• **Exercise**
Reproduce every line of the material below, but drop the pictures.

* * * * *

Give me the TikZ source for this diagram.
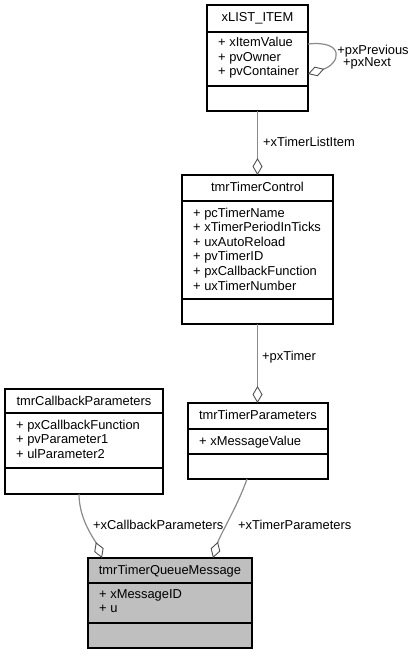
\documentclass[tikz,border=0pt]{standalone}
\usepackage{fontspec}
\setmainfont{Liberation Sans}
\usetikzlibrary{arrows.meta}
\definecolor{connc}{HTML}{8A8A8A}
\definecolor{tipc}{HTML}{505050}
\definecolor{qmfill}{HTML}{BFBFBF}
\begin{document}
\begin{tikzpicture}[x=1pt,y=-1pt,
  classbox/.style={draw=black,line width=1.3pt,inner sep=0pt,outer sep=0pt,fill=white},
  sepline/.style={draw=black,line width=1.3pt},
  txt/.style={inner sep=0pt,font=\fontsize{12.9pt}{14.6pt}\selectfont},
  conn/.style={draw=connc,line width=1.2pt,-{Diamond[length=17pt,width=10pt,fill=white,color=tipc,line width=0.9pt]}}]
\useasboundingbox (0,0) rectangle (414,655);

% xLIST_ITEM
\node[classbox,minimum width=101pt,minimum height=106pt] (li) at (257.5,58) {};
\draw[sepline] (li.west |- 0,32) -- (li.east |- 0,32);
\draw[sepline] (li.west |- 0,86) -- (li.east |- 0,86);
\node[txt,anchor=base] (lit) at (257.5,22) {xLIST\_ITEM};
\node[txt,anchor=base west] (lim1) at (218,47) {+ xItemValue};
\node[txt,anchor=base west] (lim2) at (218,61.5) {+ pvOwner};
\node[txt,anchor=base west] (lim3) at (218,76) {+ pvContainer};

% tmrTimerControl
\node[classbox,minimum width=151pt,minimum height=149pt] (tc) at (257.5,249.5) {};
\draw[sepline] (tc.west |- 0,201) -- (tc.east |- 0,201);
\draw[sepline] (tc.west |- 0,299) -- (tc.east |- 0,299);
\node[txt,anchor=base] (tct) at (257.5,191) {tmrTimerControl};
\node[txt,anchor=base west] (tcm1) at (193,217) {+ pcTimerName};
\node[txt,anchor=base west] (tcm2) at (193,231.6) {+ xTimerPeriodInTicks};
\node[txt,anchor=base west] (tcm3) at (193,246.2) {+ uxAutoReload};
\node[txt,anchor=base west] (tcm4) at (193,260.8) {+ pvTimerID};
\node[txt,anchor=base west] (tcm5) at (193,275.4) {+ pxCallbackFunction};
\node[txt,anchor=base west] (tcm6) at (193,290) {+ uxTimerNumber};

% tmrTimerParameters
\node[classbox,minimum width=140pt,minimum height=76pt] (tp) at (258,441) {};
\draw[sepline] (tp.west |- 0,429) -- (tp.east |- 0,429);
\draw[sepline] (tp.west |- 0,454) -- (tp.east |- 0,454);
\node[txt,anchor=base] (tpt) at (258,419) {tmrTimerParameters};
\node[txt,anchor=base west] (tpm1) at (199,445) {+ xMessageValue};

% tmrCallbackParameters
\node[classbox,minimum width=158pt,minimum height=105pt] (cb) at (84,441.5) {};
\draw[sepline] (cb.west |- 0,413) -- (cb.east |- 0,413);
\draw[sepline] (cb.west |- 0,468) -- (cb.east |- 0,468);
\node[txt,anchor=base] (cbt) at (84,405) {tmrCallbackParameters};
\node[txt,anchor=base west] (cbm1) at (16,429.3) {+ pxCallbackFunction};
\node[txt,anchor=base west] (cbm2) at (16,443.6) {+ pvParameter1};
\node[txt,anchor=base west] (cbm3) at (16,458) {+ ulParameter2};

% tmrTimerQueueMessage
\node[classbox,fill=qmfill,minimum width=164pt,minimum height=90pt] (qm) at (170,603) {};
\draw[sepline] (qm.west |- 0,583) -- (qm.east |- 0,583);
\draw[sepline] (qm.west |- 0,623) -- (qm.east |- 0,623);
\node[txt,anchor=base] (qmt) at (170,574) {tmrTimerQueueMessage};
\node[txt,anchor=base west] (qmm1) at (99,598.3) {+ xMessageID};
\node[txt,anchor=base west] (qmm2) at (99,612.6) {+ u};

% connectors
\draw[conn] ([yshift=14pt]li.east) .. controls +(38,-4) and +(32,-10) .. ([yshift=-16pt]li.east);
\draw[conn] (li.south) -- (tc.north);
\draw[conn] (tc.south) -- (tc.south |- tp.north);
\draw[conn] ([xshift=74pt]cb.south west) .. controls +(0,26) and +(-7,-18) .. ([xshift=14pt]qm.north west);
\draw[conn] ([xshift=59pt]tp.south west) .. controls +(-9,26) and +(7,-23) .. ([xshift=125pt]qm.north west);

% labels
\node[txt,anchor=base] (lpp) at (373,55) {+pxPrevious};
\node[txt,anchor=base] (lpn) at (367,67) {+pxNext};
\node[txt,anchor=base west] (llist) at (263,147) {+xTimerListItem};
\node[txt,anchor=base west] (ltimer) at (262,360) {+pxTimer};
\node[txt,anchor=base west] (lcb) at (93,529) {+xCallbackParameters};
\node[txt,anchor=base west] (ltp) at (238,529) {+xTimerParameters};
\end{tikzpicture}
\end{document}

* * * * *

• **Correct answer**
Give me the TikZ source for this diagram.
\documentclass[tikz,border=0pt]{standalone}
\usepackage{fontspec}
\setmainfont{Liberation Sans}
\usetikzlibrary{arrows.meta}
\definecolor{connc}{HTML}{8A8A8A}
\definecolor{tipc}{HTML}{505050}
\definecolor{qmfill}{HTML}{BFBFBF}
\begin{document}
\begin{tikzpicture}[x=1pt,y=-1pt,
  classbox/.style={draw=black,line width=1.3pt,inner sep=0pt,outer sep=0pt,fill=white},
  sepline/.style={draw=black,line width=1.3pt},
  txt/.style={inner sep=0pt,font=\fontsize{12.9pt}{14.6pt}\selectfont},
  conn/.style={draw=connc,line width=1.2pt,-{Diamond[length=17pt,width=10pt,fill=white,color=tipc,line width=0.9pt]}}]
\useasboundingbox (0,0) rectangle (414,655);

% xLIST_ITEM
\node[classbox,minimum width=101pt,minimum height=106pt] (li) at (257.5,58) {};
\draw[sepline] (li.west |- 0,32) -- (li.east |- 0,32);
\draw[sepline] (li.west |- 0,86) -- (li.east |- 0,86);
\node[txt,anchor=base] (lit) at (257.5,22) {xLIST\_ITEM};
\node[txt,anchor=base west] (lim1) at (218,47) {+ xItemValue};
\node[txt,anchor=base west] (lim2) at (218,61.5) {+ pvOwner};
\node[txt,anchor=base west] (lim3) at (218,76) {+ pvContainer};

% tmrTimerControl
\node[classbox,minimum width=151pt,minimum height=149pt] (tc) at (257.5,249.5) {};
\draw[sepline] (tc.west |- 0,201) -- (tc.east |- 0,201);
\draw[sepline] (tc.west |- 0,299) -- (tc.east |- 0,299);
\node[txt,anchor=base] (tct) at (257.5,191) {tmrTimerControl};
\node[txt,anchor=base west] (tcm1) at (193,217) {+ pcTimerName};
\node[txt,anchor=base west] (tcm2) at (193,231.6) {+ xTimerPeriodInTicks};
\node[txt,anchor=base west] (tcm3) at (193,246.2) {+ uxAutoReload};
\node[txt,anchor=base west] (tcm4) at (193,260.8) {+ pvTimerID};
\node[txt,anchor=base west] (tcm5) at (193,275.4) {+ pxCallbackFunction};
\node[txt,anchor=base west] (tcm6) at (193,290) {+ uxTimerNumber};

% tmrTimerParameters
\node[classbox,minimum width=140pt,minimum height=76pt] (tp) at (258,441) {};
\draw[sepline] (tp.west |- 0,429) -- (tp.east |- 0,429);
\draw[sepline] (tp.west |- 0,454) -- (tp.east |- 0,454);
\node[txt,anchor=base] (tpt) at (258,419) {tmrTimerParameters};
\node[txt,anchor=base west] (tpm1) at (199,445) {+ xMessageValue};

% tmrCallbackParameters
\node[classbox,minimum width=158pt,minimum height=105pt] (cb) at (84,441.5) {};
\draw[sepline] (cb.west |- 0,413) -- (cb.east |- 0,413);
\draw[sepline] (cb.west |- 0,468) -- (cb.east |- 0,468);
\node[txt,anchor=base] (cbt) at (84,405) {tmrCallbackParameters};
\node[txt,anchor=base west] (cbm1) at (16,429.3) {+ pxCallbackFunction};
\node[txt,anchor=base west] (cbm2) at (16,443.6) {+ pvParameter1};
\node[txt,anchor=base west] (cbm3) at (16,458) {+ ulParameter2};

% tmrTimerQueueMessage
\node[classbox,fill=qmfill,minimum width=164pt,minimum height=90pt] (qm) at (170,603) {};
\draw[sepline] (qm.west |- 0,583) -- (qm.east |- 0,583);
\draw[sepline] (qm.west |- 0,623) -- (qm.east |- 0,623);
\node[txt,anchor=base] (qmt) at (170,574) {tmrTimerQueueMessage};
\node[txt,anchor=base west] (qmm1) at (99,598.3) {+ xMessageID};
\node[txt,anchor=base west] (qmm2) at (99,612.6) {+ u};

% connectors
\draw[conn] ([yshift=14pt]li.east) .. controls +(38,-4) and +(32,-10) .. ([yshift=-16pt]li.east);
\draw[conn] (li.south) -- (tc.north);
\draw[conn] (tc.south) -- (tc.south |- tp.north);
\draw[conn] ([xshift=74pt]cb.south west) .. controls +(0,26) and +(-7,-18) .. ([xshift=14pt]qm.north west);
\draw[conn] ([xshift=59pt]tp.south west) .. controls +(-9,26) and +(7,-23) .. ([xshift=125pt]qm.north west);

% labels
\node[txt,anchor=base] (lpp) at (373,55) {+pxPrevious};
\node[txt,anchor=base] (lpn) at (367,67) {+pxNext};
\node[txt,anchor=base west] (llist) at (263,147) {+xTimerListItem};
\node[txt,anchor=base west] (ltimer) at (262,360) {+pxTimer};
\node[txt,anchor=base west] (lcb) at (93,529) {+xCallbackParameters};
\node[txt,anchor=base west] (ltp) at (238,529) {+xTimerParameters};
\end{tikzpicture}
\end{document}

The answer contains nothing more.